Output the full listing below exactly as it reads, and skip anything that is a picture.
-- Begin --
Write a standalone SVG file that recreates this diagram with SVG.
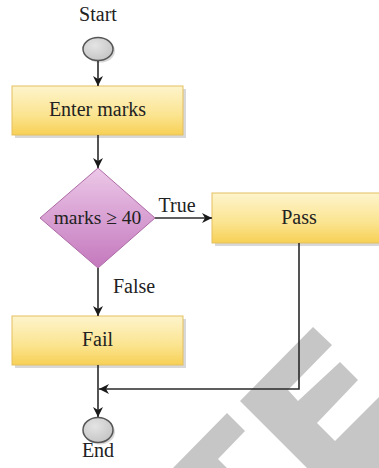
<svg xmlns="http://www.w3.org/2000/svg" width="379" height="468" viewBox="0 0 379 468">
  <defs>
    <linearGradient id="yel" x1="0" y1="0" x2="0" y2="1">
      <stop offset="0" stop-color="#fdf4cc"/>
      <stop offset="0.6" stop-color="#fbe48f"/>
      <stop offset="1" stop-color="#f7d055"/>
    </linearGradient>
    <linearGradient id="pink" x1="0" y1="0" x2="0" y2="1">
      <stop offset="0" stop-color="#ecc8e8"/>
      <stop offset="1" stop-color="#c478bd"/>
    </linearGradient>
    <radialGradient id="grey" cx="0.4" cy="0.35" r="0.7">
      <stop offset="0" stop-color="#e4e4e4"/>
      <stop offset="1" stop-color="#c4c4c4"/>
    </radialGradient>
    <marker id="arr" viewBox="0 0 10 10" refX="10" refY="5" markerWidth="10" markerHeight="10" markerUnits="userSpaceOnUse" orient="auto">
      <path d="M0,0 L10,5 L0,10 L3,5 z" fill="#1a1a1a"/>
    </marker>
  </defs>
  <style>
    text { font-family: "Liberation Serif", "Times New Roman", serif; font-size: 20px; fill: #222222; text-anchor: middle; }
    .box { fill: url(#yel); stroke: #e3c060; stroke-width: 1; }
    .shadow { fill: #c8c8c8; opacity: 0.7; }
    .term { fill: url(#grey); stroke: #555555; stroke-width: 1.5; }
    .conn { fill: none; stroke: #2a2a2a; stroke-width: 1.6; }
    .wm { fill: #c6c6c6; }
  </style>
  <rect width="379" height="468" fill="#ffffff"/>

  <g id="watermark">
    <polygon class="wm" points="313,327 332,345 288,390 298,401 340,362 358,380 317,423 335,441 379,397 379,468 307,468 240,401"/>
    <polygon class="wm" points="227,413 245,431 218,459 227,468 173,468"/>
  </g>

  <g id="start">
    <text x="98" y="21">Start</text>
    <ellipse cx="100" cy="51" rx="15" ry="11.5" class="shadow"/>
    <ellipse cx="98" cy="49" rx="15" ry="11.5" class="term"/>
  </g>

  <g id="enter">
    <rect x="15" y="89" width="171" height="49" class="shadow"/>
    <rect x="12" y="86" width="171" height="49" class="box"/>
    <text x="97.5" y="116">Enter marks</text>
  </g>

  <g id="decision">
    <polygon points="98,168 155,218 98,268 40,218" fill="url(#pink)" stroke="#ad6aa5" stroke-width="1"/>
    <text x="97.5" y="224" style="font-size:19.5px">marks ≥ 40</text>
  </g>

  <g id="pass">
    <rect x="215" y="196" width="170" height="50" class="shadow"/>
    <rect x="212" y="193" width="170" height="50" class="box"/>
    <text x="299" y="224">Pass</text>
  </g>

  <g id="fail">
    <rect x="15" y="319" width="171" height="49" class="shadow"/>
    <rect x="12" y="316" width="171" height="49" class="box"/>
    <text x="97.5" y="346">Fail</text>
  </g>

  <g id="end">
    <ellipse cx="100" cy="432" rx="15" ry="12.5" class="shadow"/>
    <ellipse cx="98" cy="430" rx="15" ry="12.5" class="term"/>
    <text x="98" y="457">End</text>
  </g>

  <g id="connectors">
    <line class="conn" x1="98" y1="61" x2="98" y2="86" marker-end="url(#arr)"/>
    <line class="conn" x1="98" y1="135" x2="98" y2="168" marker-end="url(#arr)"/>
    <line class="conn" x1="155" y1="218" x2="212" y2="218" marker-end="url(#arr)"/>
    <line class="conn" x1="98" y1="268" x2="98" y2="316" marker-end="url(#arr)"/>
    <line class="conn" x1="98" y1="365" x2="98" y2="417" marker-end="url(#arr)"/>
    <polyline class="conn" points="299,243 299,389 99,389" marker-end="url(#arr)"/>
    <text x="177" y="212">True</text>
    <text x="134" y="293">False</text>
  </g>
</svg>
-- End --
Solution to this task
Write a standalone SVG file that recreates this diagram with SVG.
<svg xmlns="http://www.w3.org/2000/svg" width="379" height="468" viewBox="0 0 379 468">
  <defs>
    <linearGradient id="yel" x1="0" y1="0" x2="0" y2="1">
      <stop offset="0" stop-color="#fdf4cc"/>
      <stop offset="0.6" stop-color="#fbe48f"/>
      <stop offset="1" stop-color="#f7d055"/>
    </linearGradient>
    <linearGradient id="pink" x1="0" y1="0" x2="0" y2="1">
      <stop offset="0" stop-color="#ecc8e8"/>
      <stop offset="1" stop-color="#c478bd"/>
    </linearGradient>
    <radialGradient id="grey" cx="0.4" cy="0.35" r="0.7">
      <stop offset="0" stop-color="#e4e4e4"/>
      <stop offset="1" stop-color="#c4c4c4"/>
    </radialGradient>
    <marker id="arr" viewBox="0 0 10 10" refX="10" refY="5" markerWidth="10" markerHeight="10" markerUnits="userSpaceOnUse" orient="auto">
      <path d="M0,0 L10,5 L0,10 L3,5 z" fill="#1a1a1a"/>
    </marker>
  </defs>
  <style>
    text { font-family: "Liberation Serif", "Times New Roman", serif; font-size: 20px; fill: #222222; text-anchor: middle; }
    .box { fill: url(#yel); stroke: #e3c060; stroke-width: 1; }
    .shadow { fill: #c8c8c8; opacity: 0.7; }
    .term { fill: url(#grey); stroke: #555555; stroke-width: 1.5; }
    .conn { fill: none; stroke: #2a2a2a; stroke-width: 1.6; }
    .wm { fill: #c6c6c6; }
  </style>
  <rect width="379" height="468" fill="#ffffff"/>

  <g id="watermark">
    <polygon class="wm" points="313,327 332,345 288,390 298,401 340,362 358,380 317,423 335,441 379,397 379,468 307,468 240,401"/>
    <polygon class="wm" points="227,413 245,431 218,459 227,468 173,468"/>
  </g>

  <g id="start">
    <text x="98" y="21">Start</text>
    <ellipse cx="100" cy="51" rx="15" ry="11.5" class="shadow"/>
    <ellipse cx="98" cy="49" rx="15" ry="11.5" class="term"/>
  </g>

  <g id="enter">
    <rect x="15" y="89" width="171" height="49" class="shadow"/>
    <rect x="12" y="86" width="171" height="49" class="box"/>
    <text x="97.5" y="116">Enter marks</text>
  </g>

  <g id="decision">
    <polygon points="98,168 155,218 98,268 40,218" fill="url(#pink)" stroke="#ad6aa5" stroke-width="1"/>
    <text x="97.5" y="224" style="font-size:19.5px">marks ≥ 40</text>
  </g>

  <g id="pass">
    <rect x="215" y="196" width="170" height="50" class="shadow"/>
    <rect x="212" y="193" width="170" height="50" class="box"/>
    <text x="299" y="224">Pass</text>
  </g>

  <g id="fail">
    <rect x="15" y="319" width="171" height="49" class="shadow"/>
    <rect x="12" y="316" width="171" height="49" class="box"/>
    <text x="97.5" y="346">Fail</text>
  </g>

  <g id="end">
    <ellipse cx="100" cy="432" rx="15" ry="12.5" class="shadow"/>
    <ellipse cx="98" cy="430" rx="15" ry="12.5" class="term"/>
    <text x="98" y="457">End</text>
  </g>

  <g id="connectors">
    <line class="conn" x1="98" y1="61" x2="98" y2="86" marker-end="url(#arr)"/>
    <line class="conn" x1="98" y1="135" x2="98" y2="168" marker-end="url(#arr)"/>
    <line class="conn" x1="155" y1="218" x2="212" y2="218" marker-end="url(#arr)"/>
    <line class="conn" x1="98" y1="268" x2="98" y2="316" marker-end="url(#arr)"/>
    <line class="conn" x1="98" y1="365" x2="98" y2="417" marker-end="url(#arr)"/>
    <polyline class="conn" points="299,243 299,389 99,389" marker-end="url(#arr)"/>
    <text x="177" y="212">True</text>
    <text x="134" y="293">False</text>
  </g>
</svg>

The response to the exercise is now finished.